TASK DESCRIPTION -
The data below should be printed in full, exactly, and without any of its images.

GIVEN DATA -
►
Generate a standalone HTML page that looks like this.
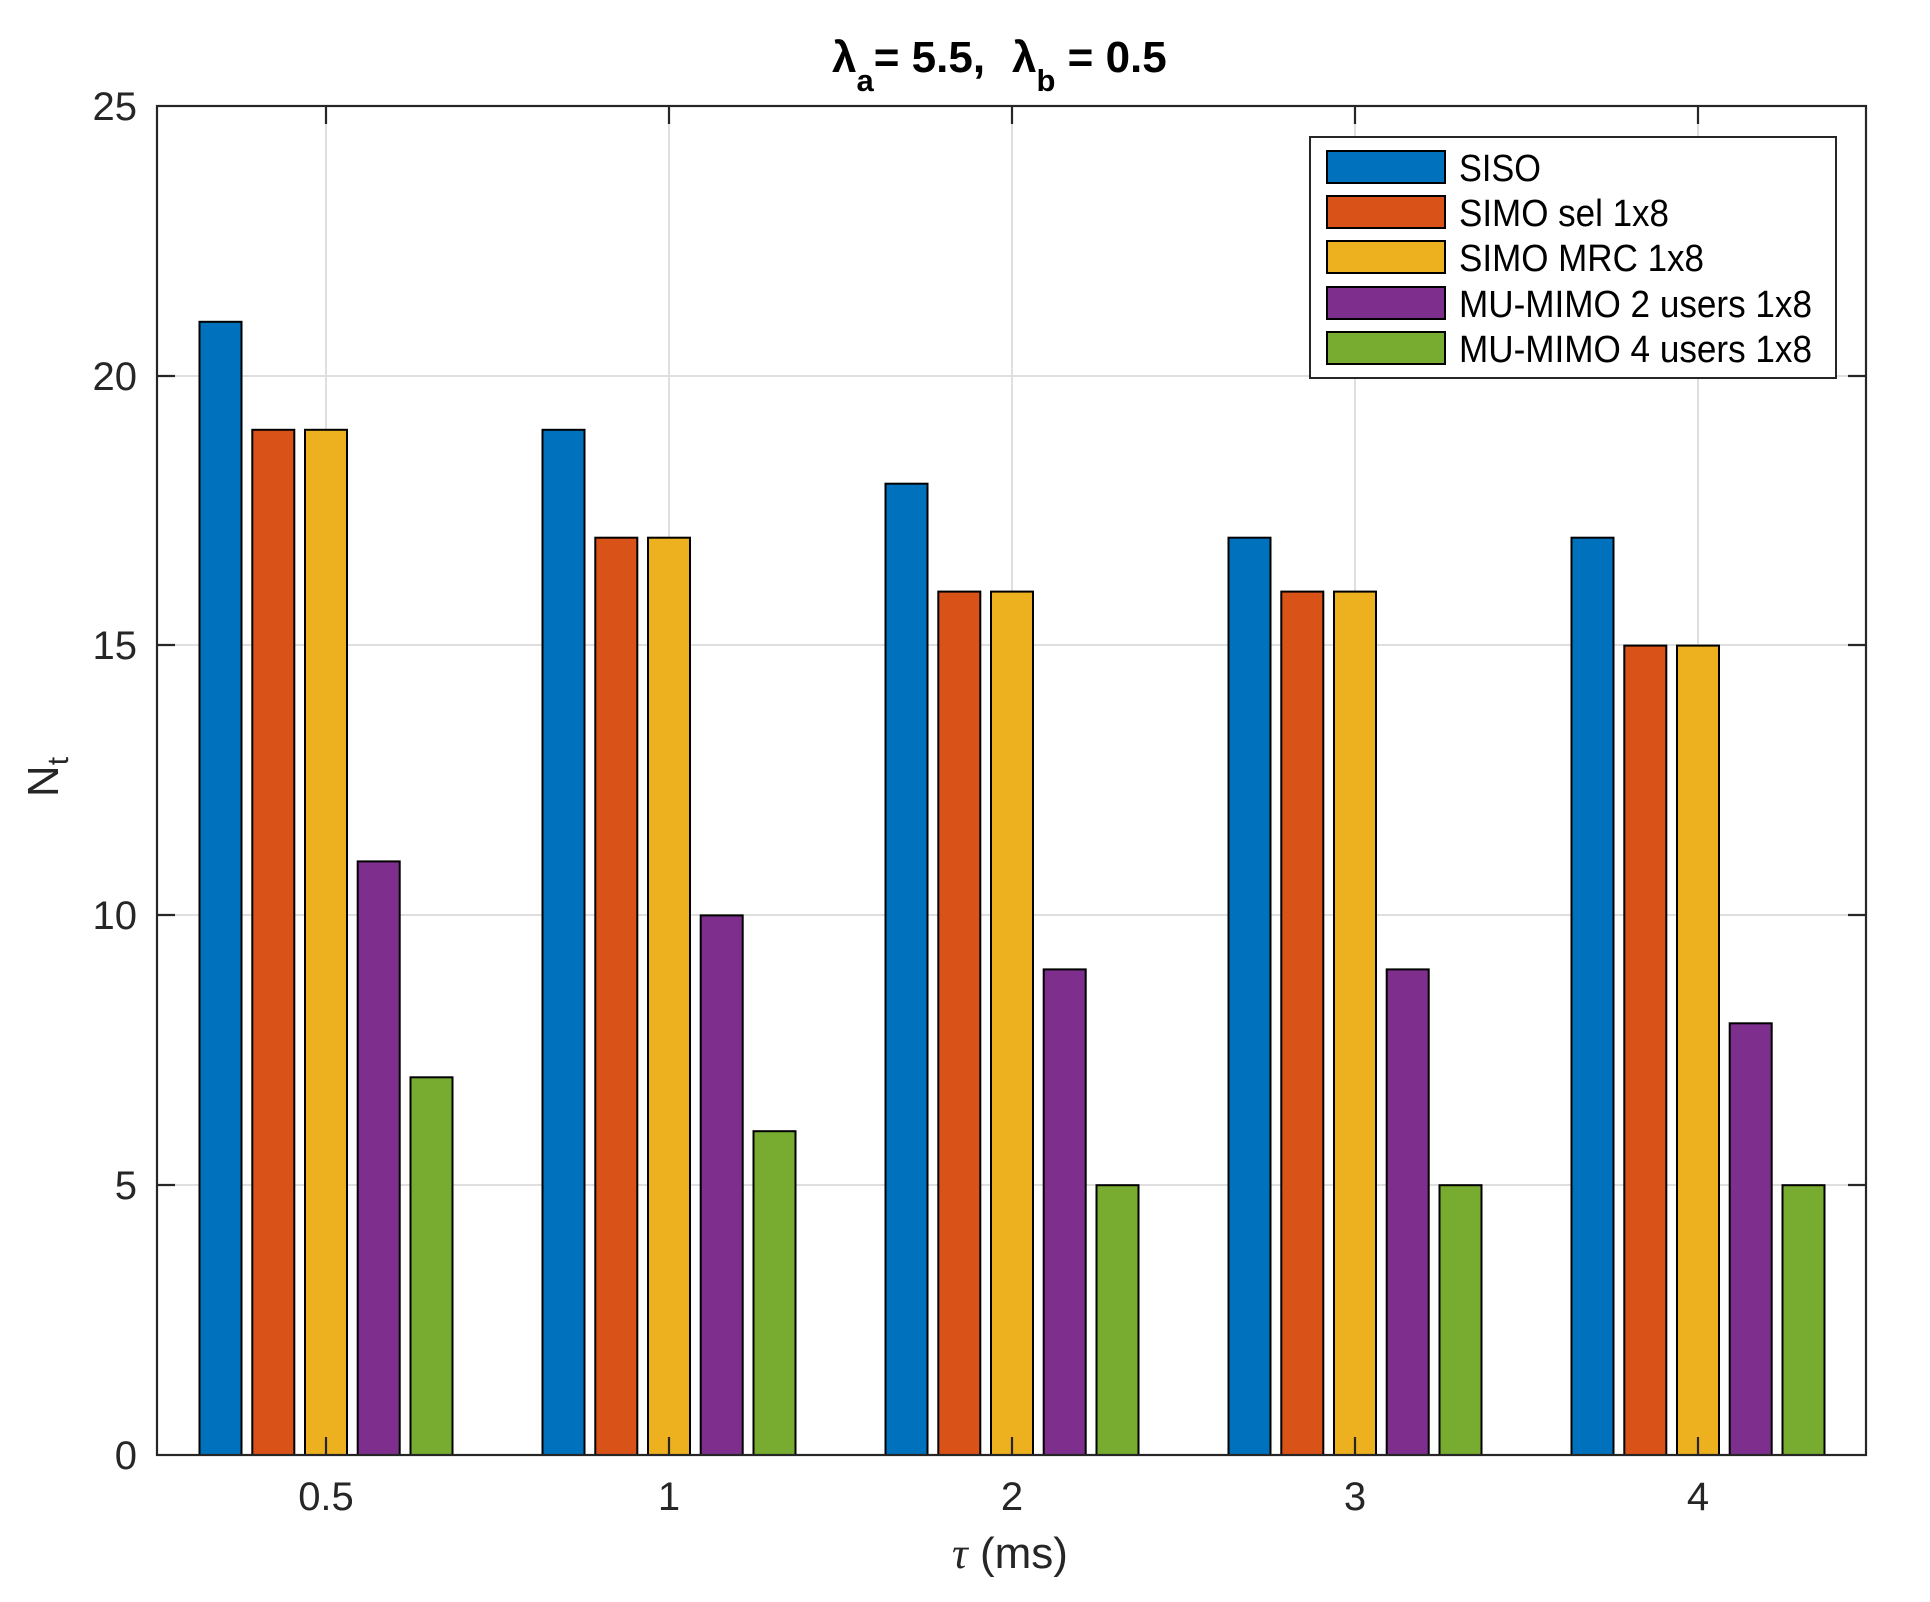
<!DOCTYPE html>
<html><head><meta charset="utf-8"><style>html,body{margin:0;padding:0;background:#fff}</style></head>
<body>
<svg width="1930" height="1597" xmlns="http://www.w3.org/2000/svg" font-family="'Liberation Sans', sans-serif">
<rect width="1930" height="1597" fill="#fff"/>
<!-- grid -->
<g stroke="#dfdfdf" stroke-width="2">
<line x1="157" y1="1185" x2="1866" y2="1185"/>
<line x1="157" y1="915" x2="1866" y2="915"/>
<line x1="157" y1="645" x2="1866" y2="645"/>
<line x1="157" y1="376" x2="1866" y2="376"/>
<line x1="326" y1="106" x2="326" y2="1455"/>
<line x1="669" y1="106" x2="669" y2="1455"/>
<line x1="1012" y1="106" x2="1012" y2="1455"/>
<line x1="1355" y1="106" x2="1355" y2="1455"/>
<line x1="1698" y1="106" x2="1698" y2="1455"/>
</g>
<!-- bars -->
<g stroke="#000" stroke-width="2">
<g transform="translate(326,0)">
<rect x="-126.5" y="321.8" width="42" height="1133.2" fill="#0072BD"/>
<rect x="-73.7" y="429.8" width="42" height="1025.2" fill="#D95319"/>
<rect x="-21" y="429.8" width="42" height="1025.2" fill="#EDB120"/>
<rect x="31.7" y="861.4" width="42" height="593.6" fill="#7E2F8E"/>
<rect x="84.5" y="1077.3" width="42" height="377.7" fill="#77AC30"/>
</g>
<g transform="translate(669,0)">
<rect x="-126.5" y="429.8" width="42" height="1025.2" fill="#0072BD"/>
<rect x="-73.7" y="537.7" width="42" height="917.3" fill="#D95319"/>
<rect x="-21" y="537.7" width="42" height="917.3" fill="#EDB120"/>
<rect x="31.7" y="915.4" width="42" height="539.6" fill="#7E2F8E"/>
<rect x="84.5" y="1131.2" width="42" height="323.8" fill="#77AC30"/>
</g>
<g transform="translate(1012,0)">
<rect x="-126.5" y="483.7" width="42" height="971.3" fill="#0072BD"/>
<rect x="-73.7" y="591.6" width="42" height="863.4" fill="#D95319"/>
<rect x="-21" y="591.6" width="42" height="863.4" fill="#EDB120"/>
<rect x="31.7" y="969.4" width="42" height="485.6" fill="#7E2F8E"/>
<rect x="84.5" y="1185.2" width="42" height="269.8" fill="#77AC30"/>
</g>
<g transform="translate(1355,0)">
<rect x="-126.5" y="537.7" width="42" height="917.3" fill="#0072BD"/>
<rect x="-73.7" y="591.6" width="42" height="863.4" fill="#D95319"/>
<rect x="-21" y="591.6" width="42" height="863.4" fill="#EDB120"/>
<rect x="31.7" y="969.4" width="42" height="485.6" fill="#7E2F8E"/>
<rect x="84.5" y="1185.2" width="42" height="269.8" fill="#77AC30"/>
</g>
<g transform="translate(1698,0)">
<rect x="-126.5" y="537.7" width="42" height="917.3" fill="#0072BD"/>
<rect x="-73.7" y="645.6" width="42" height="809.4" fill="#D95319"/>
<rect x="-21" y="645.6" width="42" height="809.4" fill="#EDB120"/>
<rect x="31.7" y="1023.3" width="42" height="431.7" fill="#7E2F8E"/>
<rect x="84.5" y="1185.2" width="42" height="269.8" fill="#77AC30"/>
</g>
</g>
<!-- axes box & ticks -->
<g stroke="#262626" stroke-width="2.2" fill="none">
<rect x="157" y="106" width="1709" height="1349"/>
<path d="M157 1185h18M157 915h18M157 645h18M157 376h18M1866 1185h-18M1866 915h-18M1866 645h-18M1866 376h-18"/>
<path d="M326 1455v-18M669 1455v-18M1012 1455v-18M1355 1455v-18M1698 1455v-18M326 106v18M669 106v18M1012 106v18M1355 106v18M1698 106v18"/>
</g>
<!-- y tick labels -->
<g fill="#262626" font-size="40" text-anchor="end">
<text x="137" y="1469">0</text>
<text x="137" y="1199">5</text>
<text x="137" y="929">10</text>
<text x="137" y="659">15</text>
<text x="137" y="390">20</text>
<text x="137" y="120">25</text>
</g>
<!-- x tick labels -->
<g fill="#262626" font-size="40" text-anchor="middle">
<text x="326" y="1510">0.5</text>
<text x="669" y="1510">1</text>
<text x="1012" y="1510">2</text>
<text x="1355" y="1510">3</text>
<text x="1698" y="1510">4</text>
</g>
<!-- x label -->
<text x="952" y="1568" font-size="44" fill="#262626"><tspan font-family="'Liberation Serif', serif" font-style="italic">τ</tspan> (ms)</text>
<!-- y label -->
<g transform="translate(58,777) rotate(-90)">
<text x="0" y="0" font-size="44" fill="#262626" text-anchor="middle">N<tspan font-size="30" dy="10">t</tspan></text>
</g>
<!-- title -->
<g font-size="44" font-weight="bold" fill="#000">
<text x="832" y="72">λ<tspan font-size="31" dy="19">a</tspan><tspan dy="-19">= 5.5,</tspan></text>
<text x="1012" y="72">λ<tspan font-size="31" dy="19">b</tspan><tspan dy="-19"> = 0.5</tspan></text>
</g>
<!-- legend -->
<rect x="1310" y="137" width="526" height="241" fill="#fff" stroke="#262626" stroke-width="2"/>
<g stroke="#000" stroke-width="2">
<rect x="1327" y="151" width="118" height="32" fill="#0072BD"/>
<rect x="1327" y="196" width="118" height="32" fill="#D95319"/>
<rect x="1327" y="241" width="118" height="32" fill="#EDB120"/>
<rect x="1327" y="287" width="118" height="32" fill="#7E2F8E"/>
<rect x="1327" y="332" width="118" height="32" fill="#77AC30"/>
</g>
<g fill="#000" font-size="38">
<text x="1459" y="181" textLength="82" lengthAdjust="spacingAndGlyphs">SISO</text>
<text x="1459" y="226" textLength="210" lengthAdjust="spacingAndGlyphs">SIMO sel 1x8</text>
<text x="1459" y="271" textLength="245" lengthAdjust="spacingAndGlyphs">SIMO MRC 1x8</text>
<text x="1459" y="317" textLength="353" lengthAdjust="spacingAndGlyphs">MU-MIMO 2 users 1x8</text>
<text x="1459" y="362" textLength="353" lengthAdjust="spacingAndGlyphs">MU-MIMO 4 users 1x8</text>
</g>
</svg>
</body></html>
◄
SOLUTION TO THIS EXERCISE -
Generate a standalone HTML page that looks like this.
<!DOCTYPE html>
<html><head><meta charset="utf-8"><style>html,body{margin:0;padding:0;background:#fff}</style></head>
<body>
<svg width="1930" height="1597" xmlns="http://www.w3.org/2000/svg" font-family="'Liberation Sans', sans-serif">
<rect width="1930" height="1597" fill="#fff"/>
<!-- grid -->
<g stroke="#dfdfdf" stroke-width="2">
<line x1="157" y1="1185" x2="1866" y2="1185"/>
<line x1="157" y1="915" x2="1866" y2="915"/>
<line x1="157" y1="645" x2="1866" y2="645"/>
<line x1="157" y1="376" x2="1866" y2="376"/>
<line x1="326" y1="106" x2="326" y2="1455"/>
<line x1="669" y1="106" x2="669" y2="1455"/>
<line x1="1012" y1="106" x2="1012" y2="1455"/>
<line x1="1355" y1="106" x2="1355" y2="1455"/>
<line x1="1698" y1="106" x2="1698" y2="1455"/>
</g>
<!-- bars -->
<g stroke="#000" stroke-width="2">
<g transform="translate(326,0)">
<rect x="-126.5" y="321.8" width="42" height="1133.2" fill="#0072BD"/>
<rect x="-73.7" y="429.8" width="42" height="1025.2" fill="#D95319"/>
<rect x="-21" y="429.8" width="42" height="1025.2" fill="#EDB120"/>
<rect x="31.7" y="861.4" width="42" height="593.6" fill="#7E2F8E"/>
<rect x="84.5" y="1077.3" width="42" height="377.7" fill="#77AC30"/>
</g>
<g transform="translate(669,0)">
<rect x="-126.5" y="429.8" width="42" height="1025.2" fill="#0072BD"/>
<rect x="-73.7" y="537.7" width="42" height="917.3" fill="#D95319"/>
<rect x="-21" y="537.7" width="42" height="917.3" fill="#EDB120"/>
<rect x="31.7" y="915.4" width="42" height="539.6" fill="#7E2F8E"/>
<rect x="84.5" y="1131.2" width="42" height="323.8" fill="#77AC30"/>
</g>
<g transform="translate(1012,0)">
<rect x="-126.5" y="483.7" width="42" height="971.3" fill="#0072BD"/>
<rect x="-73.7" y="591.6" width="42" height="863.4" fill="#D95319"/>
<rect x="-21" y="591.6" width="42" height="863.4" fill="#EDB120"/>
<rect x="31.7" y="969.4" width="42" height="485.6" fill="#7E2F8E"/>
<rect x="84.5" y="1185.2" width="42" height="269.8" fill="#77AC30"/>
</g>
<g transform="translate(1355,0)">
<rect x="-126.5" y="537.7" width="42" height="917.3" fill="#0072BD"/>
<rect x="-73.7" y="591.6" width="42" height="863.4" fill="#D95319"/>
<rect x="-21" y="591.6" width="42" height="863.4" fill="#EDB120"/>
<rect x="31.7" y="969.4" width="42" height="485.6" fill="#7E2F8E"/>
<rect x="84.5" y="1185.2" width="42" height="269.8" fill="#77AC30"/>
</g>
<g transform="translate(1698,0)">
<rect x="-126.5" y="537.7" width="42" height="917.3" fill="#0072BD"/>
<rect x="-73.7" y="645.6" width="42" height="809.4" fill="#D95319"/>
<rect x="-21" y="645.6" width="42" height="809.4" fill="#EDB120"/>
<rect x="31.7" y="1023.3" width="42" height="431.7" fill="#7E2F8E"/>
<rect x="84.5" y="1185.2" width="42" height="269.8" fill="#77AC30"/>
</g>
</g>
<!-- axes box & ticks -->
<g stroke="#262626" stroke-width="2.2" fill="none">
<rect x="157" y="106" width="1709" height="1349"/>
<path d="M157 1185h18M157 915h18M157 645h18M157 376h18M1866 1185h-18M1866 915h-18M1866 645h-18M1866 376h-18"/>
<path d="M326 1455v-18M669 1455v-18M1012 1455v-18M1355 1455v-18M1698 1455v-18M326 106v18M669 106v18M1012 106v18M1355 106v18M1698 106v18"/>
</g>
<!-- y tick labels -->
<g fill="#262626" font-size="40" text-anchor="end">
<text x="137" y="1469">0</text>
<text x="137" y="1199">5</text>
<text x="137" y="929">10</text>
<text x="137" y="659">15</text>
<text x="137" y="390">20</text>
<text x="137" y="120">25</text>
</g>
<!-- x tick labels -->
<g fill="#262626" font-size="40" text-anchor="middle">
<text x="326" y="1510">0.5</text>
<text x="669" y="1510">1</text>
<text x="1012" y="1510">2</text>
<text x="1355" y="1510">3</text>
<text x="1698" y="1510">4</text>
</g>
<!-- x label -->
<text x="952" y="1568" font-size="44" fill="#262626"><tspan font-family="'Liberation Serif', serif" font-style="italic">τ</tspan> (ms)</text>
<!-- y label -->
<g transform="translate(58,777) rotate(-90)">
<text x="0" y="0" font-size="44" fill="#262626" text-anchor="middle">N<tspan font-size="30" dy="10">t</tspan></text>
</g>
<!-- title -->
<g font-size="44" font-weight="bold" fill="#000">
<text x="832" y="72">λ<tspan font-size="31" dy="19">a</tspan><tspan dy="-19">= 5.5,</tspan></text>
<text x="1012" y="72">λ<tspan font-size="31" dy="19">b</tspan><tspan dy="-19"> = 0.5</tspan></text>
</g>
<!-- legend -->
<rect x="1310" y="137" width="526" height="241" fill="#fff" stroke="#262626" stroke-width="2"/>
<g stroke="#000" stroke-width="2">
<rect x="1327" y="151" width="118" height="32" fill="#0072BD"/>
<rect x="1327" y="196" width="118" height="32" fill="#D95319"/>
<rect x="1327" y="241" width="118" height="32" fill="#EDB120"/>
<rect x="1327" y="287" width="118" height="32" fill="#7E2F8E"/>
<rect x="1327" y="332" width="118" height="32" fill="#77AC30"/>
</g>
<g fill="#000" font-size="38">
<text x="1459" y="181" textLength="82" lengthAdjust="spacingAndGlyphs">SISO</text>
<text x="1459" y="226" textLength="210" lengthAdjust="spacingAndGlyphs">SIMO sel 1x8</text>
<text x="1459" y="271" textLength="245" lengthAdjust="spacingAndGlyphs">SIMO MRC 1x8</text>
<text x="1459" y="317" textLength="353" lengthAdjust="spacingAndGlyphs">MU-MIMO 2 users 1x8</text>
<text x="1459" y="362" textLength="353" lengthAdjust="spacingAndGlyphs">MU-MIMO 4 users 1x8</text>
</g>
</svg>
</body></html>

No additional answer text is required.